There was a small increase in both publicly and privately funded construction spending in August.  Privately funded residential spending performed slightly better than construction as a whole but that increase was largely due to an uptick in multi-family construction expenditures.

The U.S. Census Bureau said today that total construction spending in the U.S. was estimated at a seasonally adjusted annual rate of $1,086.2 billion in August, an increase of 0.7 percent above the revised July estimate of $1,079.1 billion and up 13.7 percent from August 2014 when the estimate was $955.0 billion.

On a non-seasonally adjusted basis $100.9 billion was spent overall in August compared to $98.4 billion in July.  Through the end of August total 2015 construction spending is estimated at $683.4 billion, up 9.8 percent from the same year-to-date period in 2014.

Private construction spending was at a seasonally adjusted annual rate of $788.0 billion, also a 0.7 percent increase from July when the rate was $782.3 billion and 16.5 percent higher than in August 2014.

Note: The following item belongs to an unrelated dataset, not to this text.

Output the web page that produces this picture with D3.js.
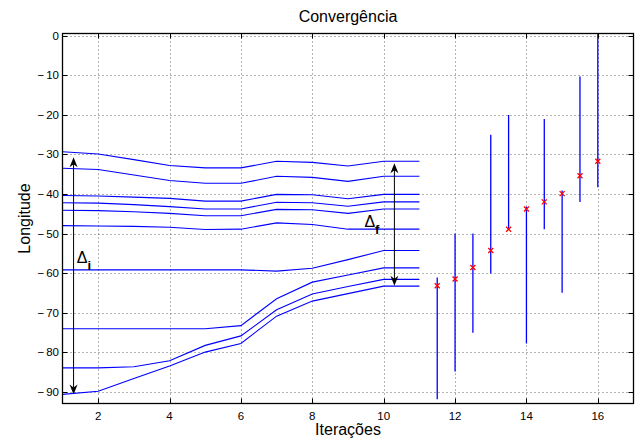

On a non-seasonally adjusted basis private spending was estimated at $70.5 billion compared to $69.2 billion in July.  Year-to-date private spending of $495.5 billion is 11.4 percent higher than the number for the same period last year.

Privately funded residential spending made up almost all of the total residential spending and was at a seasonally adjusted annual rate of $383.3 billion in August.  This is an increase of 1.3 percent from July and 16.1 percent from August 2014.  New single-family construction was at a rate of $218.8 billion, a month over month gain of 0.7 percent and 14.0 percent year-over-year.  Spending for new multi-family construction, at $53.5 billion, rose 4.8 percent and 24.7 percent from the two earlier periods.

Non-adjusted residential spending during the month was $35.7 billion, $20.6 billion of which was for new single-family units.  Year-to-date private spending through August was $140.0 billion, up 14.0 percent over 2014 while multifamily construction was up 24.8 percent.

Total public construction rose 0.5 percent from July to $298.2 billion, 7.0 percent higher than in August 2014.  Publicly funded residential spending was up 3.5 percent month over month and 32.9 percent year over year but the number was still a relatively negligible $6.7 billion on an annualized basis.